## What the task asks
Return the number of lines in which the word "Output" appears; add nothing else.

───

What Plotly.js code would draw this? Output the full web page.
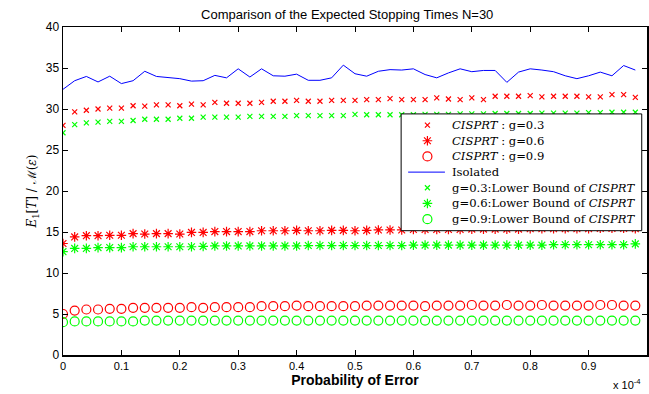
<!DOCTYPE html>
<html>
<head>
<meta charset="utf-8">
<script src="https://cdn.plot.ly/plotly-3.0.1.min.js"></script>
<style>html,body{margin:0;padding:0;background:#fff;}#chart{width:649px;height:394px;}</style>
</head>
<body>
<div id="chart"></div>
<script>
// Probability of error (units of 1e-4)
var probError = [0,0.02,0.04,0.06,0.08,0.10,0.12,0.14,0.16,0.18,0.20,0.22,0.24,0.26,0.28,0.30,0.32,0.34,0.36,0.38,0.40,0.42,0.44,0.46,0.48,0.50,0.52,0.54,0.56,0.58,0.60,0.62,0.64,0.66,0.68,0.70,0.72,0.74,0.76,0.78,0.80,0.82,0.84,0.86,0.88,0.90,0.92,0.94,0.96,0.98];

var cisprt03 = [28.0,29.65,29.85,30.0,30.1,30.1,30.4,30.35,30.5,30.5,30.4,30.6,30.5,30.8,30.7,30.7,30.7,30.8,30.95,30.95,31.05,30.95,30.95,31.05,31.05,31.05,31.14,31.14,31.26,31.14,31.14,31.14,31.35,31.22,31.14,31.35,31.14,31.55,31.55,31.55,31.63,31.47,31.55,31.55,31.55,31.47,31.47,31.75,31.75,31.42];
var cisprt06 = [13.6,14.4,14.55,14.55,14.6,14.6,14.8,14.75,14.8,14.8,14.75,14.95,14.95,15.05,15.05,15.05,15.05,15.15,15.15,15.15,15.2,15.15,15.15,15.2,15.2,15.15,15.2,15.25,15.25,15.25,15.3,15.3,15.3,15.3,15.3,15.35,15.35,15.35,15.35,15.35,15.4,15.4,15.4,15.4,15.4,15.4,15.45,15.45,15.45,15.4];
var cisprt09 = [5.0,5.42,5.55,5.55,5.63,5.63,5.75,5.75,5.75,5.75,5.75,5.83,5.75,5.83,5.83,5.83,5.83,5.95,5.95,5.95,6.03,5.95,5.95,5.95,5.95,5.95,6.03,6.03,6.03,6.03,6.03,5.95,6.03,6.03,6.03,6.1,6.03,6.03,6.1,6.03,6.03,6.1,6.03,6.03,6.03,6.03,6.1,6.1,6.03,6.03];
var isolated = [32.4,33.45,33.97,33.3,34.0,33.1,33.45,34.6,33.97,33.8,33.7,33.4,33.45,34.1,33.8,34.9,33.9,34.9,34.05,34.0,34.25,33.5,33.5,33.8,35.35,34.3,34.0,34.6,34.8,34.75,34.9,34.2,33.8,34.4,34.9,34.55,34.7,34.7,33.25,34.5,34.9,34.75,34.55,34.05,33.7,34.05,34.5,34.05,35.3,34.75];
var lower03 = [27.1,28.1,28.3,28.4,28.5,28.5,28.6,28.75,28.75,28.75,28.87,28.87,29.0,29.0,29.0,29.0,29.1,29.1,29.1,29.1,29.2,29.2,29.2,29.2,29.2,29.35,29.3,29.3,29.3,29.3,29.3,29.35,29.35,29.35,29.4,29.4,29.4,29.45,29.45,29.45,29.45,29.5,29.5,29.5,29.5,29.55,29.55,29.6,29.6,29.6];
var lower06 = [12.6,13.0,13.0,13.1,13.1,13.1,13.2,13.2,13.2,13.2,13.2,13.2,13.25,13.3,13.3,13.3,13.3,13.3,13.3,13.3,13.3,13.35,13.35,13.35,13.35,13.35,13.35,13.35,13.35,13.35,13.4,13.4,13.4,13.4,13.4,13.4,13.4,13.4,13.4,13.4,13.4,13.4,13.45,13.45,13.45,13.45,13.45,13.45,13.45,13.55];
var lower09 = [4.0,4.1,4.1,4.1,4.1,4.1,4.1,4.2,4.2,4.2,4.2,4.2,4.2,4.2,4.2,4.2,4.2,4.2,4.2,4.2,4.2,4.2,4.2,4.2,4.2,4.2,4.2,4.2,4.2,4.2,4.2,4.2,4.2,4.2,4.2,4.2,4.2,4.2,4.2,4.2,4.2,4.2,4.2,4.2,4.2,4.2,4.2,4.2,4.2,4.2];

var names = [
  '<i>CISPRT</i> : g=0.3',
  '<i>CISPRT</i> : g=0.6',
  '<i>CISPRT</i> : g=0.9',
  'Isolated',
  'g=0.3:Lower Bound of <i>CISPRT</i>',
  'g=0.6:Lower Bound of <i>CISPRT</i>',
  'g=0.9:Lower Bound of <i>CISPRT</i>'
];
var xTicks = [0,0.1,0.2,0.3,0.4,0.5,0.6,0.7,0.8,0.9];
var xTickText = ['0','0.1','0.2','0.3','0.4','0.5','0.6','0.7','0.8','0.9'];
var yTicks = [0,5,10,15,20,25,30,35,40];

var RED = 'rgb(255,0,0)', GREEN = 'rgb(0,255,0)', BLUE = 'rgb(0,0,255)';
var series = [
  {y: cisprt03, color: RED, symbol: 'x-thin-open', size: 5},
  {y: cisprt06, color: RED, symbol: 'asterisk-open', size: 8},
  {y: cisprt09, color: RED, symbol: 'circle-open', size: 9},
  {y: isolated, color: BLUE, line: true},
  {y: lower03, color: GREEN, symbol: 'x-thin-open', size: 5},
  {y: lower06, color: GREEN, symbol: 'asterisk-open', size: 8},
  {y: lower09, color: GREEN, symbol: 'circle-open', size: 9}
];

var data = series.map(function (s, i) {
  var t = {x: probError, y: s.y, name: names[i], type: 'scatter', showlegend: false};
  if (s.line) { t.mode = 'lines'; t.line = {color: s.color, width: 1}; }
  else { t.mode = 'markers'; t.marker = {symbol: s.symbol, size: s.size, color: s.color, line: {color: s.color, width: 1.2}}; }
  return t;
});

// ---- custom legend (drawn on an overlay axis in plot-area fractions) ----
var LG = {x0: 0.579, x1: 0.991, y0: 0.379, y1: 0.735, rowTop: 0.701, rowStep: 0.0478,
          symX: 0.624, lineX0: 0.591, lineX1: 0.654, textX: 0.663};
data.push({x: [LG.x0, LG.x1, LG.x1, LG.x0, LG.x0], y: [LG.y0, LG.y0, LG.y1, LG.y1, LG.y0],
  xaxis: 'x2', yaxis: 'y2', type: 'scatter', mode: 'lines', fill: 'toself',
  fillcolor: '#fff', line: {color: '#000', width: 1}, showlegend: false});
var annotations = [];
series.forEach(function (s, i) {
  var ry = LG.rowTop - i * LG.rowStep;
  if (s.line) {
    data.push({x: [LG.lineX0, LG.lineX1], y: [ry, ry], xaxis: 'x2', yaxis: 'y2', type: 'scatter',
      mode: 'lines', line: {color: s.color, width: 1}, showlegend: false});
  } else {
    data.push({x: [LG.symX], y: [ry], xaxis: 'x2', yaxis: 'y2', type: 'scatter', mode: 'markers',
      marker: {symbol: s.symbol, size: s.size, color: s.color, line: {color: s.color, width: 1.2}},
      showlegend: false});
  }
  annotations.push({text: names[i], xref: 'paper', yref: 'paper', x: LG.textX, y: ry,
    xanchor: 'left', yanchor: 'middle', showarrow: false,
    font: {family: 'DejaVu Serif, Liberation Serif, serif', size: 11.6, color: '#000'}});
});
annotations.push({
  text: 'x 10<sup>-4</sup>', xref: 'paper', yref: 'paper', x: 0.965, y: -0.088,
  xanchor: 'center', yanchor: 'middle', showarrow: false, font: {size: 11}
});

var layout = {
  width: 649, height: 394,
  margin: {l: 63, r: 2, t: 27, b: 39},
  paper_bgcolor: '#fff', plot_bgcolor: '#fff',
  font: {family: 'Liberation Sans, Arial, sans-serif', size: 12, color: '#000'},
  title: {text: 'Comparison of the Expected Stopping Times N=30', font: {size: 13, color: '#000'}, x: 0.535, xanchor: 'center', y: 0.975, yanchor: 'top'},
  xaxis: {
    range: [0, 1], tickvals: xTicks, ticktext: xTickText,
    ticks: 'inside', ticklen: 5, tickcolor: '#000', mirror: 'ticks',
    showline: true, linecolor: '#000', linewidth: 1.5, showgrid: false, zeroline: false,
    tickfont: {size: 11},
    title: {text: '<b>Probability of Error</b>', font: {size: 14}, standoff: 3}
  },
  yaxis: {
    range: [0, 40], tickvals: yTicks,
    ticks: 'inside', ticklen: 5, tickcolor: '#000', mirror: 'ticks',
    showline: true, linecolor: '#000', linewidth: 1.5, showgrid: false, zeroline: false,
    tickfont: {size: 12},
    title: {text: '<i>E</i><sub>1</sub>[<i>T</i>] / ℳ(<i>ε</i>)', font: {size: 12, family: 'DejaVu Serif, serif'}, standoff: 6}
  },
  xaxis2: {overlaying: 'x', range: [0, 1], visible: false, fixedrange: true},
  yaxis2: {overlaying: 'y', range: [0, 1], visible: false, fixedrange: true},
  showlegend: false,
  annotations: annotations
};
Plotly.newPlot('chart', data, layout, {displayModeBar: false, staticPlot: true});
</script>
</body>
</html>
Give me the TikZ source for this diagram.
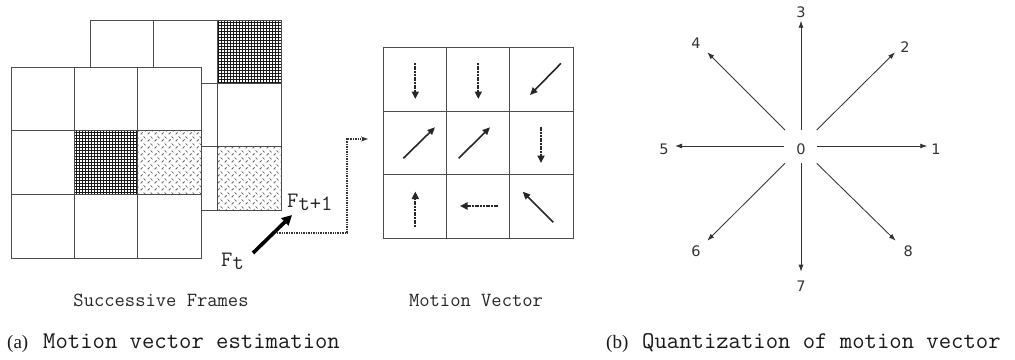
\documentclass[tikz,border=0pt]{standalone}
\usepackage{fontspec}
\setmainfont{Liberation Serif}
\newfontfamily\starfont{DejaVu Sans}
\usetikzlibrary{arrows.meta,patterns}
\pgfdeclarepatternformonly{hatchgrid}{\pgfpointorigin}{\pgfpoint{2.9pt}{2.9pt}}{\pgfpoint{2.9pt}{2.9pt}}{%
  \pgfsetlinewidth{0.75pt}%
  \pgfpathmoveto{\pgfpoint{0pt}{1.45pt}}\pgfpathlineto{\pgfpoint{2.9pt}{1.45pt}}%
  \pgfpathmoveto{\pgfpoint{1.45pt}{0pt}}\pgfpathlineto{\pgfpoint{1.45pt}{2.9pt}}%
  \pgfusepath{stroke}}
\pgfdeclarepatternformonly{plate}{\pgfpointorigin}{\pgfpoint{7pt}{7pt}}{\pgfpoint{7pt}{7pt}}{%
  \pgfsetlinewidth{0.8pt}%
  \pgfpathmoveto{\pgfpoint{0.8pt}{0.8pt}}\pgfpathlineto{\pgfpoint{2.9pt}{2.9pt}}%
  \pgfpathmoveto{\pgfpoint{4.1pt}{6.2pt}}\pgfpathlineto{\pgfpoint{6.2pt}{4.1pt}}%
  \pgfusepath{stroke}}
\begin{document}
\begin{tikzpicture}[x=1pt,y=-1pt,
  gridline/.style={draw=black!70,line width=0.9pt},
  hatchfill/.style={pattern=hatchgrid,pattern color=black!90},
  platefill/.style={pattern=plate,pattern color=black!60},
  mvsolid/.style={draw=black!85,line width=1.6pt,-{Triangle[length=7.5pt,width=6.5pt]}},
  mvdot/.style={draw=black!85,line width=2.2pt,dash pattern=on 2pt off 0.7pt,-{Triangle[length=7.5pt,width=7pt]}},
  bigarrow/.style={draw=black,line width=3.6pt,-{Triangle[length=10pt,width=10pt]}},
  connector/.style={draw=black!80,line width=1.2pt,dash pattern=on 1pt off 0.7pt,-{Stealth[length=7pt,width=5pt]}},
  flab/.style={font=\fontsize{22}{24}\selectfont\ttfamily,inner sep=0pt,text=black!85},
  lab/.style={font=\fontsize{20}{22}\selectfont\ttfamily,inner sep=0pt,text=black!85},
  captext/.style={font=\fontsize{24}{26}\selectfont\ttfamily,inner sep=0pt,text=black!90},
  capsym/.style={font=\fontsize{19}{21}\selectfont,inner sep=0pt,text=black!90},
  star/.style={draw=black!80,line width=0.85pt,-{Latex[length=7pt,width=5pt]}},
  digit/.style={font=\starfont\fontsize{14.5}{16}\selectfont,inner sep=0pt,text=black!80}
]
\useasboundingbox (0,0) rectangle (1015,359);

% ---- back frame (F_{t+1})
\fill[white] (90,20) rectangle (281,210);
\fill[hatchfill] (217.3,20) rectangle (281,83.3);
\fill[platefill] (217.3,146.7) rectangle (281,210);
\draw[gridline] (90,20) rectangle (281,210);
\foreach \x in {153.7,217.3} \draw[gridline] (\x,20) -- (\x,210);
\foreach \y in {83.3,146.7} \draw[gridline] (90,\y) -- (281,\y);

% ---- front frame (F_t)
\fill[white] (11,67) rectangle (201,258);
\fill[hatchfill] (74.3,130.7) rectangle (137.7,194.3);
\fill[platefill] (137.7,130.7) rectangle (201,194.3);
\draw[gridline] (11,67) rectangle (201,258);
\foreach \x in {74.3,137.7} \draw[gridline] (\x,67) -- (\x,258);
\foreach \y in {130.7,194.3} \draw[gridline] (11,\y) -- (201,\y);

% ---- frame labels and arrow
\node[flab,anchor=base west] (ft) at (221,266) {F\raisebox{-3pt}{t}};
\node[flab,anchor=base west] (ft1) at (287,207) {F\raisebox{-3pt}{t+1}};
\coordinate (ftail) at (253,253);
\coordinate (fhead) at (292,215);
\draw[bigarrow] (ftail) -- (fhead);

% ---- connector
\coordinate (c0) at (277,233);
\coordinate (c1) at (347,233);
\coordinate (c2) at (347,139);
\coordinate (c3) at (368,139);
\draw[connector] (c0) -- (c1) -- (c2) -- (c3);

% ---- motion vector grid
\draw[gridline] (383,47.7) rectangle (573,238);
\foreach \x in {446.3,509.7} \draw[gridline] (\x,47.7) -- (\x,238);
\foreach \y in {111,174.5} \draw[gridline] (383,\y) -- (573,\y);

\coordinate (a1s) at (415.3,63); \coordinate (a1e) at (415.3,99);
\coordinate (a2s) at (478.3,63); \coordinate (a2e) at (478.3,99);
\coordinate (a3s) at (561,63.3); \coordinate (a3e) at (530,95);
\coordinate (a4s) at (403.3,158.3); \coordinate (a4e) at (435,127.3);
\coordinate (a5s) at (458.7,158.3); \coordinate (a5e) at (490,127.3);
\coordinate (a6s) at (541,126.7); \coordinate (a6e) at (541,163);
\coordinate (a7s) at (415.3,227); \coordinate (a7e) at (415.3,191.5);
\coordinate (a8s) at (498.3,206); \coordinate (a8e) at (460,206);
\coordinate (a9s) at (553.3,222.3); \coordinate (a9e) at (522.7,191.7);
\draw[mvdot] (a1s) -- (a1e);
\draw[mvdot] (a2s) -- (a2e);
\draw[mvsolid] (a3s) -- (a3e);
\draw[mvsolid] (a4s) -- (a4e);
\draw[mvsolid] (a5s) -- (a5e);
\draw[mvdot] (a6s) -- (a6e);
\draw[mvdot] (a7s) -- (a7e);
\draw[mvdot] (a8s) -- (a8e);
\draw[mvsolid] (a9s) -- (a9e);

% ---- sub labels
\node[lab] (succ) at (161,300) {Successive Frames};
\node[lab] (mv) at (476,300) {Motion Vector};

% ---- captions
\node[capsym,anchor=base west] (capa) at (7,348) {(a)};
\node[captext,anchor=base west] (capat) at (43,348) {Motion vector estimation};
\node[capsym,anchor=base west] (capb) at (606,348) {(b)};
\node[captext,anchor=base west] (capbt) at (642,348) {Quantization of motion vector};

% ---- quantization star
\node[digit] (n0) at (801,149.7) {0};
\node[digit] (n1) at (936,149.7) {1};
\node[digit] (n2) at (905,46.7) {2};
\node[digit] (n3) at (801,12.7) {3};
\node[digit] (n4) at (696,43.3) {4};
\node[digit] (n5) at (664,149.7) {5};
\node[digit] (n6) at (696,251.7) {6};
\node[digit] (n7) at (801,286.7) {7};
\node[digit] (n8) at (908.3,251.7) {8};
\coordinate (s1) at (816.7,146); \coordinate (t1) at (927.3,146);
\coordinate (s2) at (816.7,130); \coordinate (t2) at (895,52.3);
\coordinate (s3) at (801,130);   \coordinate (t3) at (801,20.7);
\coordinate (s4) at (785,130);   \coordinate (t4) at (707.3,52.3);
\coordinate (s5) at (784,146);   \coordinate (t5) at (675,146);
\coordinate (s6) at (785,163.3); \coordinate (t6) at (707.3,240.7);
\coordinate (s7) at (801,163);   \coordinate (t7) at (801,271.7);
\coordinate (s8) at (816.7,163.3); \coordinate (t8) at (895.7,240.7);
\foreach \i in {1,...,8} \draw[star] (s\i) -- (t\i);
\end{tikzpicture}
\end{document}
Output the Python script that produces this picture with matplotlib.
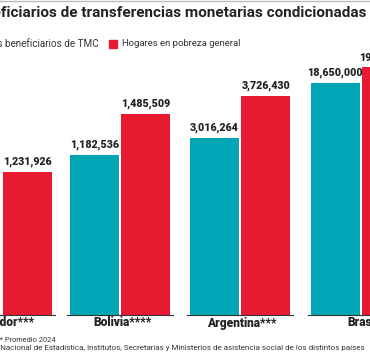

───

## Answer to this problem
2